For my part, I couldn't believe that she had survived the accident. One horse will kill you, or cripple you or leave you in a coma, let alone what three could do. Coming through the windshield and crushing the roof...I didn't understand how she wasn't cut up or left with broken bones...but aside from being a bit bruised, sore and battered...she was just fine.

It was not my mother's time to go...and I am grateful to God for watching over her and keeping her free from harm...I am grateful that she is still here with us and that we have not been left behind as orphans. It was a sobering event...but one that has left me full of joy and gratitude...and this is a good thing.

Monday, June 8, 2009

Pain Marbled With Eternity...




I came across this poem that I wrote a couple of years back. I like it. It captures the darker side of my sad feelings, while also tipping my hat at my belief in eternity. It picks up on the melancholy that I will occasionally indulge in if the mood is right. I also think that pain and sorrow are the other side of the joy/happiness coin which we all experience and so my feelings are very human, very real.
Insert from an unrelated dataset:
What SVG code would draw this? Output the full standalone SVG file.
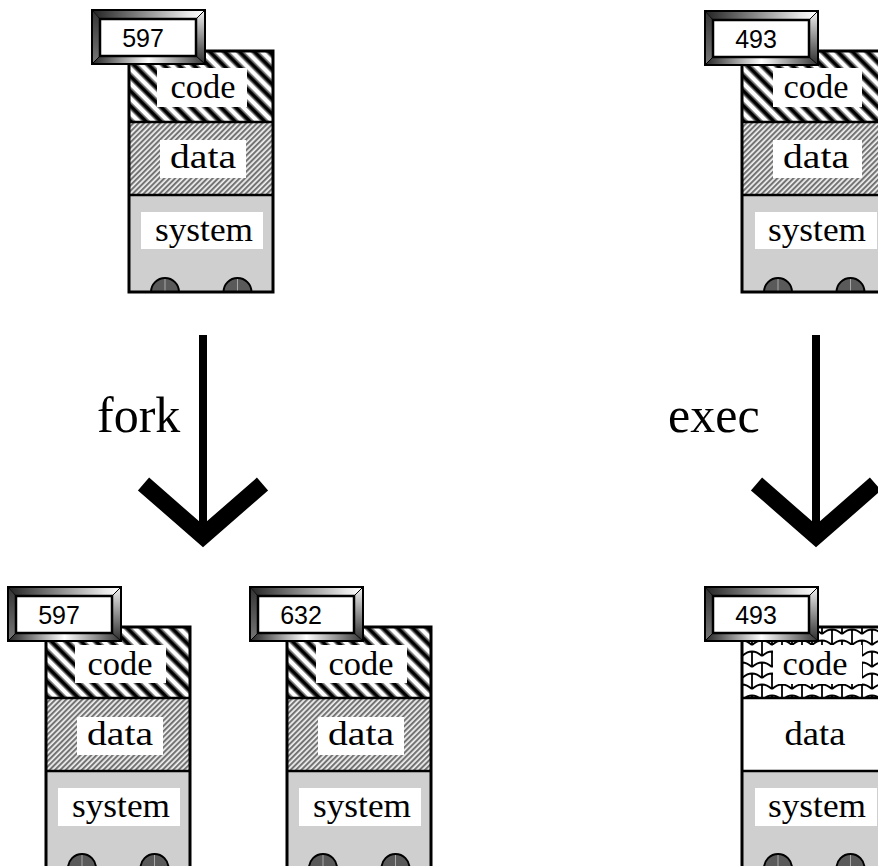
<svg xmlns="http://www.w3.org/2000/svg" xmlns:xlink="http://www.w3.org/1999/xlink" width="878" height="866" viewBox="0 0 878 866">
  <style>
    .outline { fill: none; stroke: #000; stroke-width: 3; }
    .divider { stroke: #000; stroke-width: 2.5; }
    .label-bg { fill: #fff; }
    .seg-label { font-family: "Liberation Serif", "Times New Roman", serif; font-size: 33px; fill: #000; text-anchor: middle; }
    .pid { font-family: "Liberation Sans", Arial, sans-serif; font-size: 25px; fill: #000; text-anchor: middle; }
    .verb { font-family: "Liberation Serif", "Times New Roman", serif; font-size: 50px; fill: #000; }
    .system { fill: #cfcfcf; }
    .wheel { fill: #5a5a5a; stroke: #000; stroke-width: 2; }
    .axle { stroke: #a8a8a8; stroke-width: 1; }
    .shaft { stroke: #000; stroke-width: 8; fill: none; }
    .head { stroke: #000; stroke-width: 17; fill: none; stroke-linejoin: miter; stroke-miterlimit: 4; }
  </style>
  <defs>
    <!-- bold diagonal stripes for the code segment -->
    <pattern id="stripesWide" width="10.5" height="10.5" patternUnits="userSpaceOnUse" patternTransform="rotate(-45)">
      <rect width="10.5" height="10.5" fill="#fff"/>
      <rect x="1" width="1.2" height="10.5" fill="#8c8c8c"/>
      <rect x="2.2" width="4.2" height="10.5" fill="#000"/>
      <rect x="6.4" width="1.2" height="10.5" fill="#8c8c8c"/>
    </pattern>
    <!-- fine hatching for the data segment -->
    <pattern id="stripesFine" width="3.8" height="3.8" patternUnits="userSpaceOnUse" patternTransform="rotate(45)">
      <rect width="3.8" height="3.8" fill="#f0f0f0"/>
      <rect x="0" width="0.5" height="3.8" fill="#888"/>
      <rect x="0.5" width="1.1" height="3.8" fill="#2a2a2a"/>
      <rect x="1.6" width="0.5" height="3.8" fill="#888"/>
    </pattern>
    <!-- scale texture for the new program's code -->
    <pattern id="scales" width="20" height="22" patternUnits="userSpaceOnUse">
      <rect width="20" height="22" fill="#fff"/>
      <path d="M0,7 Q10,-2 20,7 M10,2.5 V18 M-10,18 Q0,9 10,18 M10,18 Q20,9 30,18 M0,13.5 V22 M20,13.5 V22 M0,0 V7 M20,0 V7" fill="none" stroke="#000" stroke-width="1.8"/>
    </pattern>
    <linearGradient id="bevelTop" x1="0" y1="0" x2="1" y2="0">
      <stop offset="0" stop-color="#222"/>
      <stop offset="0.45" stop-color="#8a8a8a"/>
      <stop offset="0.85" stop-color="#e8e8e8"/>
      <stop offset="1" stop-color="#ffffff"/>
    </linearGradient>
    <linearGradient id="bevelBottom" x1="0" y1="0" x2="1" y2="0">
      <stop offset="0" stop-color="#222"/>
      <stop offset="0.5" stop-color="#ffffff"/>
      <stop offset="1" stop-color="#333"/>
    </linearGradient>
    <linearGradient id="bevelLeft" x1="0" y1="0" x2="0" y2="1">
      <stop offset="0" stop-color="#333"/>
      <stop offset="1" stop-color="#777"/>
    </linearGradient>
    <linearGradient id="bevelRight" x1="0" y1="0" x2="0" y2="1">
      <stop offset="0" stop-color="#f4f4f4"/>
      <stop offset="1" stop-color="#2a2a2a"/>
    </linearGradient>
    <!-- bevelled process-id plate -->
    <g id="tagFrame">
      <polygon points="0,0 113,0 104,9 8,9" fill="url(#bevelTop)"/>
      <polygon points="0,54 8,46 104,46 113,54" fill="url(#bevelBottom)"/>
      <polygon points="0,0 8,9 8,46 0,54" fill="url(#bevelLeft)"/>
      <polygon points="113,0 104,9 104,46 113,54" fill="url(#bevelRight)"/>
      <path d="M0,0 L8,9 M113,0 L104,9 M0,54 L8,46 M113,54 L104,46" stroke="#000" stroke-width="1"/>
      <rect x="8" y="9" width="96" height="37" fill="#fff" stroke="#000" stroke-width="2.5"/>
      <rect x="0" y="0" width="113" height="54" fill="none" stroke="#000" stroke-width="2"/>
    </g>
    <g id="wheels">
      <path class="wheel" d="M22,241 A14,14 0 0 1 50,241 Z"/>
      <line class="axle" x1="36" y1="228" x2="36" y2="240"/>
      <path class="wheel" d="M94.5,241 A14,14 0 0 1 122.5,241 Z"/>
      <line class="axle" x1="108.5" y1="228" x2="108.5" y2="240"/>
    </g>
  </defs>

  <!-- parent process before fork -->
  <g id="proc-597-parent" transform="translate(129,51)">
    <rect x="0" y="0" width="144" height="71" fill="url(#stripesWide)"/>
    <rect x="0" y="71" width="144" height="73" fill="url(#stripesFine)"/>
    <rect class="system" x="0" y="144" width="144" height="97"/>
    <rect class="label-bg" x="28" y="17" width="90" height="39"/>
    <rect class="label-bg" x="31" y="89" width="86" height="38"/>
    <rect class="label-bg" x="12" y="161" width="122" height="37"/>
    <text class="seg-label" x="74" y="47" textLength="65" lengthAdjust="spacingAndGlyphs">code</text>
    <text class="seg-label" x="74" y="117" textLength="66" lengthAdjust="spacingAndGlyphs">data</text>
    <text class="seg-label" x="75" y="190" textLength="98" lengthAdjust="spacingAndGlyphs">system</text>
    <line class="divider" x1="0" y1="71" x2="144" y2="71"/>
    <line class="divider" x1="0" y1="144" x2="144" y2="144"/>
    <use xlink:href="#wheels"/>
    <rect class="outline" x="0" y="0" width="144" height="241"/>
    <use xlink:href="#tagFrame" x="-37" y="-41"/>
    <text class="pid" x="14" y="-4">597</text>
  </g>

  <!-- process before exec -->
  <g id="proc-493-before" transform="translate(742,51)">
    <rect x="0" y="0" width="144" height="71" fill="url(#stripesWide)"/>
    <rect x="0" y="71" width="144" height="73" fill="url(#stripesFine)"/>
    <rect class="system" x="0" y="144" width="144" height="97"/>
    <rect class="label-bg" x="31" y="17" width="89" height="39"/>
    <rect class="label-bg" x="31" y="89" width="89" height="38"/>
    <rect class="label-bg" x="13" y="161" width="122" height="37"/>
    <text class="seg-label" x="74" y="47" textLength="65" lengthAdjust="spacingAndGlyphs">code</text>
    <text class="seg-label" x="74" y="117" textLength="66" lengthAdjust="spacingAndGlyphs">data</text>
    <text class="seg-label" x="75" y="190" textLength="98" lengthAdjust="spacingAndGlyphs">system</text>
    <line class="divider" x1="0" y1="71" x2="144" y2="71"/>
    <line class="divider" x1="0" y1="144" x2="144" y2="144"/>
    <use xlink:href="#wheels"/>
    <rect class="outline" x="0" y="0" width="144" height="241"/>
    <use xlink:href="#tagFrame" x="-37" y="-40"/>
    <text class="pid" x="14" y="-3">493</text>
  </g>

  <!-- parent after fork -->
  <g id="proc-597-after" transform="translate(46,627)">
    <rect x="0" y="0" width="144" height="71" fill="url(#stripesWide)"/>
    <rect x="0" y="71" width="144" height="73" fill="url(#stripesFine)"/>
    <rect class="system" x="0" y="144" width="144" height="97"/>
    <rect class="label-bg" x="29" y="18" width="91" height="38"/>
    <rect class="label-bg" x="31" y="90" width="86" height="38"/>
    <rect class="label-bg" x="12" y="161" width="122" height="38"/>
    <text class="seg-label" x="74" y="48" textLength="65" lengthAdjust="spacingAndGlyphs">code</text>
    <text class="seg-label" x="74" y="118" textLength="66" lengthAdjust="spacingAndGlyphs">data</text>
    <text class="seg-label" x="75" y="190" textLength="98" lengthAdjust="spacingAndGlyphs">system</text>
    <line class="divider" x1="0" y1="71" x2="144" y2="71"/>
    <line class="divider" x1="0" y1="144" x2="144" y2="144"/>
    <use xlink:href="#wheels"/>
    <rect class="outline" x="0" y="0" width="144" height="241"/>
    <use xlink:href="#tagFrame" x="-38" y="-40"/>
    <text class="pid" x="13" y="-3">597</text>
  </g>

  <!-- child created by fork -->
  <g id="proc-632-child" transform="translate(287,627)">
    <rect x="0" y="0" width="144" height="71" fill="url(#stripesWide)"/>
    <rect x="0" y="71" width="144" height="73" fill="url(#stripesFine)"/>
    <rect class="system" x="0" y="144" width="144" height="97"/>
    <rect class="label-bg" x="29" y="18" width="91" height="38"/>
    <rect class="label-bg" x="31" y="90" width="86" height="38"/>
    <rect class="label-bg" x="12" y="161" width="122" height="38"/>
    <text class="seg-label" x="74" y="48" textLength="65" lengthAdjust="spacingAndGlyphs">code</text>
    <text class="seg-label" x="74" y="118" textLength="66" lengthAdjust="spacingAndGlyphs">data</text>
    <text class="seg-label" x="75" y="190" textLength="98" lengthAdjust="spacingAndGlyphs">system</text>
    <line class="divider" x1="0" y1="71" x2="144" y2="71"/>
    <line class="divider" x1="0" y1="144" x2="144" y2="144"/>
    <use xlink:href="#wheels"/>
    <rect class="outline" x="0" y="0" width="144" height="241"/>
    <use xlink:href="#tagFrame" x="-37" y="-40"/>
    <text class="pid" x="14" y="-3">632</text>
  </g>

  <!-- same process after exec: new code, fresh data -->
  <g id="proc-493-after" transform="translate(742,627)">
    <rect x="0" y="0" width="144" height="71" fill="url(#scales)"/>
    <rect x="0" y="71" width="144" height="73" fill="#fff"/>
    <rect class="system" x="0" y="144" width="144" height="97"/>
    <rect class="label-bg" x="31" y="18" width="89" height="39"/>
    <rect class="label-bg" x="13" y="161" width="122" height="38"/>
    <text class="seg-label" x="73" y="48" textLength="65" lengthAdjust="spacingAndGlyphs">code</text>
    <text class="seg-label" x="73" y="118" textLength="61" lengthAdjust="spacingAndGlyphs">data</text>
    <text class="seg-label" x="75" y="190" textLength="98" lengthAdjust="spacingAndGlyphs">system</text>
    <line class="divider" x1="0" y1="71" x2="144" y2="71"/>
    <line class="divider" x1="0" y1="144" x2="144" y2="144"/>
    <use xlink:href="#wheels"/>
    <rect class="outline" x="0" y="0" width="144" height="241"/>
    <use xlink:href="#tagFrame" x="-37" y="-40"/>
    <text class="pid" x="14" y="-3">493</text>
  </g>

  <!-- transition arrows -->
  <g id="connectors">
    <line class="shaft" x1="203" y1="335" x2="203" y2="534"/>
    <polyline class="head" points="143.5,484 203,536 262.5,484"/>
    <line class="shaft" x1="816" y1="335" x2="816" y2="534"/>
    <polyline class="head" points="756.5,484 816,536 875.5,484"/>
    <text class="verb" x="97" y="432">fork</text>
    <text class="verb" x="668" y="432">exec</text>
  </g>
</svg>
I also think it captures that time is a mortal concept. That our life in this sphere--in this time--is very temporal, before it transitions into something new and different. That our probation here is limited, and then when it is over, by whatever means it may end, that we indeed move on to something else--and those that are left behind are left changed, but still moving forward and that we will be joined again in the next realm of our existence.

In contemplating beginnings and endings, how can the universe be so enormous and amazing, space so continuous, that we are an accident...or merely a blip in the eternities? Of course this is not my thought, because to me it is not rational and being merely a blip or an accident is a very human thought, one that is constrained by time and the science that we know of to this point. I also think it exhibits a limitation in thought capacity and existence.

As human beings, to think that we know everything there is to know is pure arrogance. In that way, we really are blips, though not insignificant ones. Juvenile--child like. Thinking back through the centuries, there was a time where the world was flat...or at least it was thought to be so...by scientists and scholars, by travelers and navigators. They were dead serious in their belief and in their proof. It was the limit of their knowledge at the time. We would scoff at it now. I mean, it is ridiculous to think the world is flat, when it is obviously round. But who will scoff at our science, our theories and our philosophies 100, 300, 500, 1000 years from now? Do we truly *know* so much?

I think that we have been before, are now and will be again. I am not a reincarnationist, because I do not think we come back here or that we come back as new people or creatures. I think it is an interesting concept, an interesting philosophy, however in my mind, we have already been here, in this time, in this season, in this era and that ends. I think we move on to our next place, our next task, our next place to learn, to grow, to love.

At any rate, just some miscellaneous musings on humans and the eternities.

Usually I make some note on what prompted the writing. Unfortunately, in this case I did not do so. It would be apropos, and has the sound of, reflections on my father who passed on into starlight and eternity some time ago. So I will consider it that and leave it as it is.

It is a deep sadness--dark with bolts of light
Pain marbled with eternity.

Nothing can change what is gone.
It is done. Over.

Not to be met with again until another time-
Another place-
Another dimension-
Away from this place and this time.

So for now, memories and feelings steeped in the sadness that is loss--
Shimmered in the melancholic joy of times past.